With my father’s death the small schisms which had hitherto lopped off a few members every year or two were altogether surpassed by the great Raven heresy which split the body into two equal halves, and extinguished the last sparks of its importance.

I am going beyond my subject, but I cannot refrain from telling the awful story of the Meeting at Oban.

The Meeting at Oban consisted of a Mr. Cameron and his wife and the bedridden mother of one of the two, I forget which. Now as it is written: “wheresoever two or three are gathered together in my name, there am I in the midst of them” it was all very well: but two forms a quorum. Jesus will not come for less. This has never been disputed by any doctor of the Brethren. Wigram is clear on the point; if Darby had ever been clear on any point, it would have been on that; Kelly never denied it; even Stuart was sound in this matter, and Stoney himself (though reluctantly) gave his adhesion. To hold a Meeting you must have two persons present. Let nobody try to upset this; for once I positively insist. No less than two for a Meeting! I will brook no opposition; I mean to have my own way in the matter; I am not to be played with. Two or more make a Meeting. There; my foot is down, let’s hear no more senseless cavil about it!

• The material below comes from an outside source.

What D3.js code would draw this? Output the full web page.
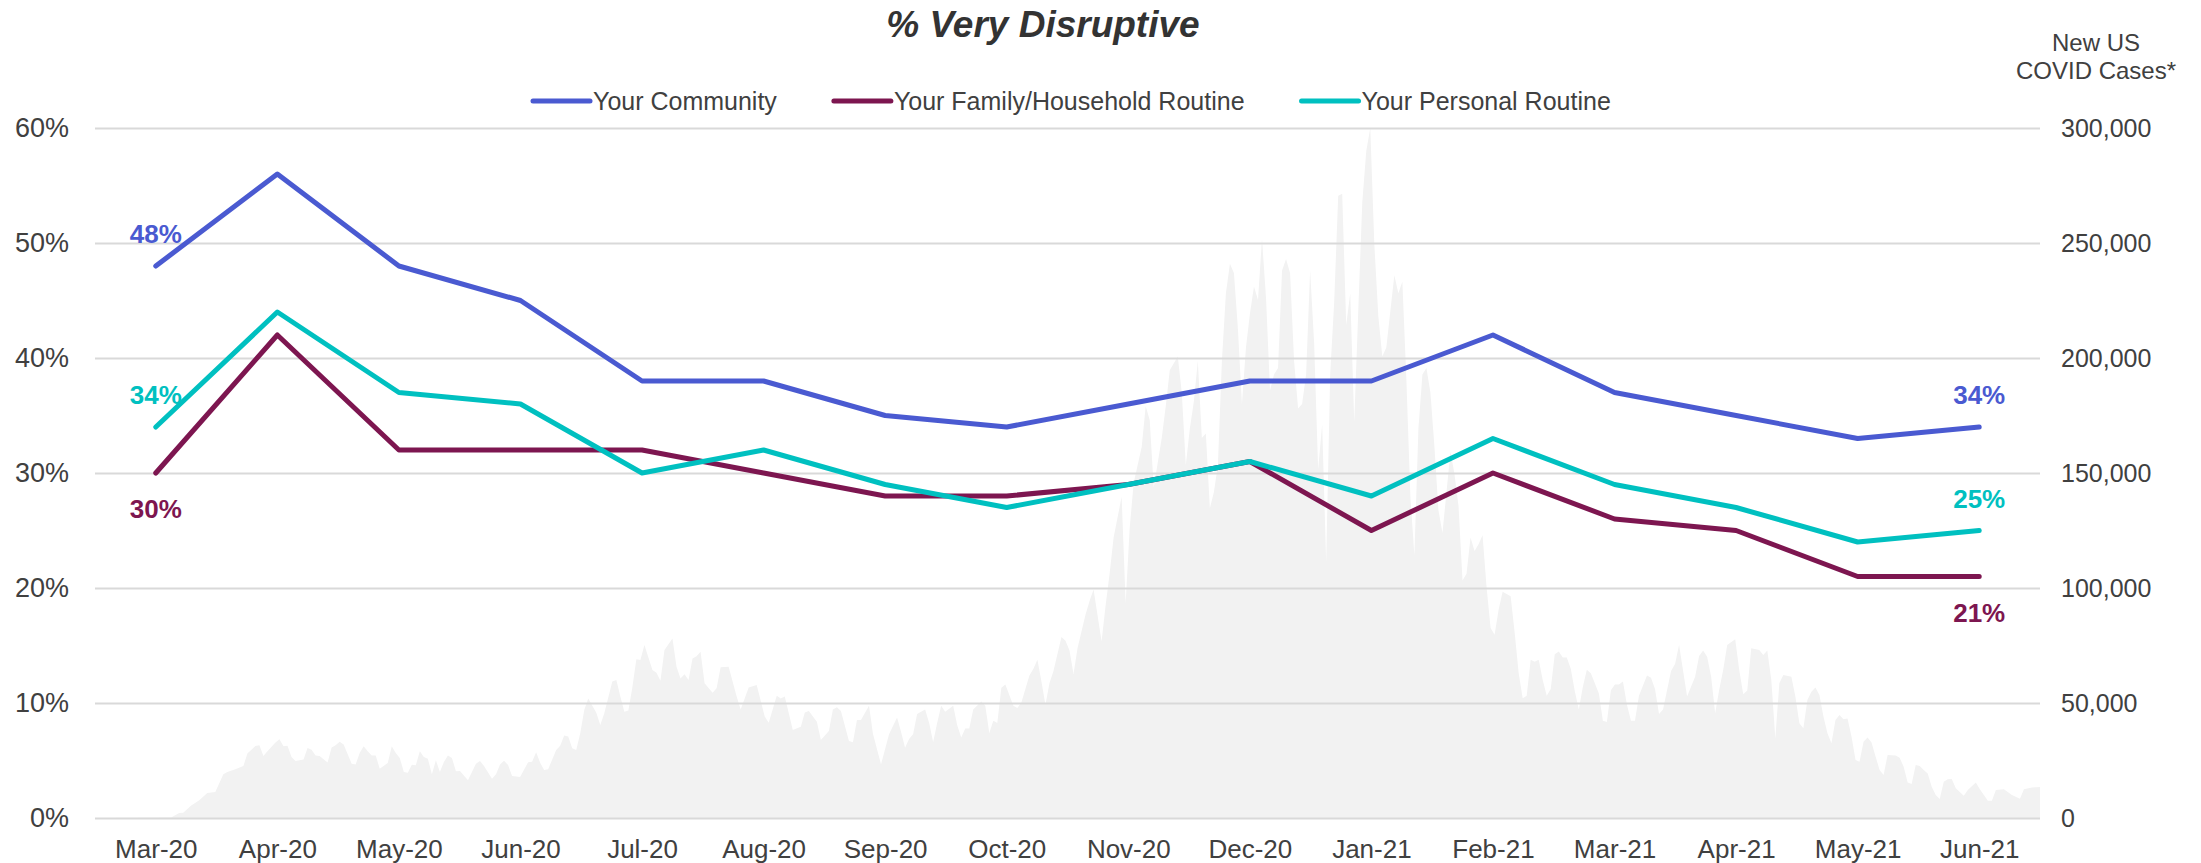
<!DOCTYPE html>
<html>
<head>
<meta charset="utf-8">
<script src="https://cdn.jsdelivr.net/npm/d3@7"></script>
<style>
  body { margin: 0; background: #fff; }
  text { font-family: "Liberation Sans", Arial, sans-serif; }
</style>
</head>
<body>
<div id="chart"></div>
<script>
// survey months
var months = ["Mar-20", "Apr-20", "May-20", "Jun-20", "Jul-20", "Aug-20", "Sep-20", "Oct-20",
              "Nov-20", "Dec-20", "Jan-21", "Feb-21", "Mar-21", "Apr-21", "May-21", "Jun-21"];

// % very disruptive
var community = [48, 56, 48, 45, 38, 38, 35, 34, 36, 38, 38, 42, 37, 35, 33, 34];
var family    = [30, 42, 32, 32, 32, 30, 28, 28, 29, 31, 25, 30, 26, 25, 21, 21];
var personal  = [34, 44, 37, 36, 30, 32, 29, 27, 29, 31, 28, 33, 29, 27, 24, 25];

var pctTicks = [0, 10, 20, 30, 40, 50, 60];
var caseTicks = [0, 50000, 100000, 150000, 200000, 250000, 300000];

// new US covid cases, [days after caseStart, cases]
var caseStart = "2020-03-01";
var newCases = [
  [-5, 0], [14, 200], [16, 2200], [17, 2300], [19, 5400], [21, 7700], [23, 10900], [25, 11300],
  [27, 19000], [28, 20000], [30, 21200], [32, 22600], [33, 28000], [35, 31300], [36, 31600],
  [37, 27000], [38, 29000], [40, 32800], [41, 34200], [42, 31200], [43, 31400], [44, 26500],
  [45, 24800], [47, 25400], [48, 30400], [49, 29700], [50, 27200], [51, 27000], [53, 24100],
  [54, 30600], [55, 31600], [56, 33200], [57, 32000], [59, 23600], [60, 23300], [61, 28300],
  [62, 31200], [63, 29000], [64, 27200], [65, 27200], [66, 21400], [68, 23900], [69, 31200],
  [70, 28300], [71, 26100], [72, 20000], [73, 19700], [74, 23200], [75, 22900], [76, 29000],
  [77, 26500], [78, 25800], [79, 19000], [80, 25100], [81, 20000], [82, 24300], [83, 27200],
  [84, 26100], [85, 20300], [86, 20400], [88, 16400], [90, 23600], [91, 24800], [92, 22600],
  [94, 17100], [95, 19000], [96, 23300], [97, 24900], [98, 23000], [99, 18300], [101, 17800],
  [103, 24200], [104, 24500], [105, 28600], [106, 24000], [107, 20900], [108, 21200],
  [110, 29600], [111, 31400], [112, 35900], [113, 35400], [114, 30300], [115, 29600],
  [116, 36800], [117, 47000], [118, 52000], [120, 45800], [121, 40400], [122, 45500],
  [124, 59300], [125, 60000], [126, 52800], [127, 46200], [128, 46700], [129, 56800],
  [130, 69000], [131, 68700], [132, 75200], [134, 64300], [135, 63200], [136, 59700],
  [137, 73000], [139, 78000], [140, 65800], [141, 60700], [142, 62500], [143, 60000],
  [144, 69400], [145, 70300], [146, 72300], [147, 58600], [149, 54500], [150, 56400],
  [151, 65500], [153, 65800], [155, 52800], [156, 47200], [158, 56700], [160, 57800],
  [162, 44100], [163, 41400], [165, 53200], [166, 52000], [167, 52800], [169, 38300],
  [171, 39700], [172, 45900], [173, 46500], [175, 41900], [176, 33900], [178, 37800],
  [179, 47200], [180, 48100], [181, 46500], [183, 33500], [184, 32900], [185, 42600],
  [186, 42600], [188, 48800], [189, 36500], [191, 23300], [193, 36400], [195, 43700],
  [196, 37400], [197, 30500], [198, 34400], [199, 36400], [200, 45200], [202, 47200],
  [203, 41300], [204, 33000], [205, 41300], [206, 48800], [207, 46200], [209, 48800],
  [210, 40300], [211, 35000], [212, 38900], [213, 38900], [214, 47200], [216, 50700],
  [217, 48800], [218, 37000], [219, 42300], [220, 41300], [221, 56600], [222, 58000],
  [224, 48800], [225, 47800], [226, 50200], [228, 62000], [229, 64900], [230, 68800],
  [231, 59400], [232, 49200], [233, 58600], [234, 63900], [236, 78700], [237, 77100],
  [238, 72800], [239, 62600], [240, 73800], [242, 88500], [243, 94400], [244, 99300],
  [246, 76700], [247, 92400], [248, 106200], [249, 122000], [251, 139700], [252, 93400],
  [253, 125900], [254, 145600], [256, 161300], [257, 179000], [258, 173000], [259, 143600],
  [261, 165200], [262, 179000], [263, 194700], [265, 200600], [266, 184900], [267, 153400],
  [268, 169200], [269, 181000], [270, 198700], [271, 165200], [272, 167200], [273, 134700],
  [274, 141600], [275, 153400], [276, 198700], [277, 228200], [278, 241000], [279, 237000],
  [280, 212400], [281, 180000], [282, 204600], [283, 219300], [284, 231100], [285, 225200],
  [286, 251800], [287, 226200], [288, 185900], [289, 192800], [290, 195700], [291, 238000],
  [292, 243000], [293, 237000], [294, 198700], [295, 178000], [296, 180000], [297, 192800],
  [298, 238000], [299, 206500], [300, 151500], [301, 171100], [302, 111100], [303, 192800],
  [304, 224200], [305, 270500], [306, 271400], [307, 214400], [308, 228200], [309, 172100],
  [310, 220300], [311, 267500], [312, 290000], [313, 300000], [314, 249800], [315, 218300],
  [316, 200600], [317, 204600], [318, 220300], [319, 236000], [320, 228200], [321, 233100],
  [322, 190800], [323, 139700], [324, 114100], [325, 169200], [326, 192800], [327, 195700],
  [328, 184900], [329, 161300], [330, 133800], [331, 123900], [332, 141600], [333, 159300],
  [334, 149500], [335, 135700], [336, 103300], [337, 106200], [338, 122000], [339, 116100],
  [340, 119000], [341, 122900], [342, 100300], [343, 82600], [344, 79700], [345, 90500],
  [346, 98400], [348, 96400], [349, 80600], [350, 63000], [351, 52100], [352, 53100],
  [353, 68800], [354, 67900], [355, 68800], [356, 60000], [357, 53100], [358, 56100],
  [359, 71200], [360, 72400], [361, 69800], [362, 69800], [363, 64900], [364, 55100],
  [365, 47200], [366, 57000], [367, 64500], [368, 62900], [370, 54100], [371, 42300],
  [372, 41700], [373, 55500], [374, 58000], [375, 58000], [376, 59400], [377, 49200],
  [378, 42300], [379, 42300], [380, 53100], [382, 62000], [383, 61000], [384, 56100],
  [385, 45200], [386, 47200], [388, 63900], [389, 67000], [390, 75200], [392, 52800],
  [394, 61400], [395, 70400], [396, 72800], [397, 70100], [398, 61400], [399, 45500],
  [400, 55700], [401, 64300], [402, 75200], [404, 77700], [405, 64300], [406, 53800],
  [407, 55400], [408, 73800], [410, 73000], [411, 70900], [412, 72800], [413, 60000],
  [414, 34600], [415, 58600], [416, 62200], [418, 61400], [419, 52800], [420, 41200],
  [421, 39000], [422, 51300], [423, 54900], [424, 56700], [425, 53500], [426, 44100],
  [427, 36800], [428, 32500], [429, 42600], [430, 44800], [431, 42900], [432, 43300],
  [433, 35400], [434, 25200], [435, 24500], [436, 33200], [437, 35000], [438, 32800],
  [439, 26700], [440, 20900], [441, 18700], [442, 27400], [444, 27200], [445, 26200],
  [446, 22300], [447, 15400], [448, 14800], [449, 23000], [450, 22600], [451, 20900],
  [452, 19400], [453, 13600], [454, 10000], [455, 8300], [456, 15800], [457, 16800],
  [458, 17000], [459, 12900], [461, 9700], [462, 12200], [464, 15400], [465, 12500],
  [466, 10000], [467, 7500], [468, 7500], [469, 12200], [471, 12500], [473, 10000],
  [475, 8400], [476, 12500], [478, 13300], [480, 13500]
];

var width = 2201, height = 863;
var plotLeft = 95, plotRight = 2040, plotTop = 128, plotBottom = 818;
var textColor = "#404040";

var svg = d3.select("#chart").append("svg")
    .attr("width", width)
    .attr("height", height);

var x = d3.scalePoint().domain(months).range([plotLeft, plotRight]).padding(0.5);
var y = d3.scaleLinear().domain([0, 60]).range([plotBottom, plotTop]);
var yCases = d3.scaleLinear().domain([0, 300000]).range([plotBottom, plotTop]);

var base = d3.timeParse("%Y-%m-%d")(caseStart);
var caseData = newCases.map(function(d) {
  return { date: d3.timeDay.offset(base, d[0]), value: d[1] };
});
var xDate = d3.scaleTime()
    .domain(d3.extent(caseData, function(d) { return d.date; }))
    .range([plotLeft, plotRight]);

// covid area in the back
svg.append("path")
    .datum(caseData)
    .attr("fill", "#f2f2f2")
    .attr("d", d3.area()
      .x(function(d) { return xDate(d.date); })
      .y0(plotBottom)
      .y1(function(d) { return yCases(d.value); }));

// left axis + gridlines
var gLeft = svg.append("g")
    .attr("transform", "translate(" + plotLeft + ",0)")
    .call(d3.axisLeft(y)
      .tickValues(pctTicks)
      .tickSize(-(plotRight - plotLeft))
      .tickPadding(26)
      .tickFormat(function(d) { return d + "%"; }));
gLeft.select(".domain").remove();
gLeft.selectAll(".tick line").attr("stroke", "#d9d9d9").attr("stroke-width", 2);
gLeft.selectAll(".tick text")
    .attr("fill", textColor)
    .style("font-size", "27px")
    .style("font-family", "'Liberation Sans', Arial, sans-serif");

// right axis
var gRight = svg.append("g")
    .attr("transform", "translate(" + plotRight + ",0)")
    .call(d3.axisRight(yCases)
      .tickValues(caseTicks)
      .tickSize(0)
      .tickPadding(21)
      .tickFormat(d3.format(",")));
gRight.select(".domain").remove();
gRight.selectAll(".tick text")
    .attr("fill", textColor)
    .style("font-size", "25px")
    .style("font-family", "'Liberation Sans', Arial, sans-serif");

// bottom axis
var gBottom = svg.append("g")
    .attr("transform", "translate(0," + plotBottom + ")")
    .call(d3.axisBottom(x).tickSize(0).tickPadding(22));
gBottom.select(".domain").remove();
gBottom.selectAll(".tick text")
    .attr("fill", textColor)
    .style("font-size", "26px")
    .style("font-family", "'Liberation Sans', Arial, sans-serif");

// series
var series = [
  { name: "Your Community", values: community, color: "#4a5ad1", label: "above" },
  { name: "Your Family/Household Routine", values: family, color: "#7d1650", label: "below" },
  { name: "Your Personal Routine", values: personal, color: "#00c0c0", label: "above" }
];

var line = d3.line()
    .x(function(d, i) { return x(months[i]); })
    .y(function(d) { return y(d); });

series.forEach(function(s) {
  svg.append("path")
      .datum(s.values)
      .attr("fill", "none")
      .attr("stroke", s.color)
      .attr("stroke-width", 5)
      .attr("stroke-linejoin", "round")
      .attr("stroke-linecap", "round")
      .attr("d", line);
});

// first / last data labels
series.forEach(function(s) {
  var last = s.values.length - 1;
  [0, last].forEach(function(i) {
    svg.append("text")
        .attr("x", x(months[i]))
        .attr("y", y(s.values[i]) + (s.label == "above" ? -23 : 45))
        .attr("text-anchor", "middle")
        .attr("fill", s.color)
        .style("font-size", "26px")
        .style("font-weight", "bold")
        .text(s.values[i] + "%");
  });
});

// title
svg.append("text")
    .attr("x", 1043)
    .attr("y", 37)
    .attr("text-anchor", "middle")
    .attr("fill", "#333")
    .style("font-size", "37px")
    .style("font-weight", "bold")
    .style("font-style", "italic")
    .text("% Very Disruptive");

// right axis title
var rt = svg.append("text")
    .attr("text-anchor", "middle")
    .attr("fill", textColor)
    .style("font-size", "24px");
rt.append("tspan").attr("x", 2096).attr("y", 51).text("New US");
rt.append("tspan").attr("x", 2096).attr("y", 79).text("COVID Cases*");

// legend
var legend = svg.append("g").attr("transform", "translate(533,101)");
var lx = 0;
series.forEach(function(s) {
  legend.append("line")
      .attr("x1", lx).attr("x2", lx + 57)
      .attr("stroke", s.color)
      .attr("stroke-width", 5)
      .attr("stroke-linecap", "round");
  var t = legend.append("text")
      .attr("x", lx + 60)
      .attr("dy", "0.35em")
      .attr("fill", textColor)
      .style("font-size", "25px")
      .text(s.name);
  lx += 60 + t.node().getComputedTextLength() + 57;
});
</script>
</body>
</html>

Well, I need hardly say that Mr. and Mrs. Cameron took opposite sides of the controversy. When the glad wires flashed the message that Mr. Raven in the Meeting at Ealing had deliberately said with slow and weighty emphasis: “He that hath the Son hath eternal life”, Mrs. Cameron almost wept for joy. When (the message continued) Major Mc. Arthy had risen to his feet and retorted: “He that hath the Son of God hath everlasting life”, Mr. Cameron executed a Highland though funereal fling.

When Mr. Raven, stung to the quick, had shaken his fist at the Major and yelled: “Brother, you’re a sinful old man!” Mrs. Cameron “had always known there was something” and invented a ruined governess. But — oh the laughter of her husband when the telegraph brought the Major’s retort “Brother, have you no sin?” Spoken with an accent of mildness which belied the purple of his face.

In short, the Meeting at Oban had split. Mr. Cameron had withdrawn from the Lord’s supper!!! It was therefore absolutely necessary for both of them to assure themselves that the bedridden mother was of their way of thinking, or neither could hold the “Morning Meeting”; though I suppose either could preach the Gospel — morosa vulptas!

Unhappily, that excellent lady was a hard case. She was quite deaf and very nearly blind; while mentally she had never been remarkable for anything beyond a not unamiable imbecility. However, there was but one thing to be done, to argue her into conviction.

They agreed to take eight-hour shifts; and for all I know, they are arguing still, and neither of the Meetings at Oban can meet!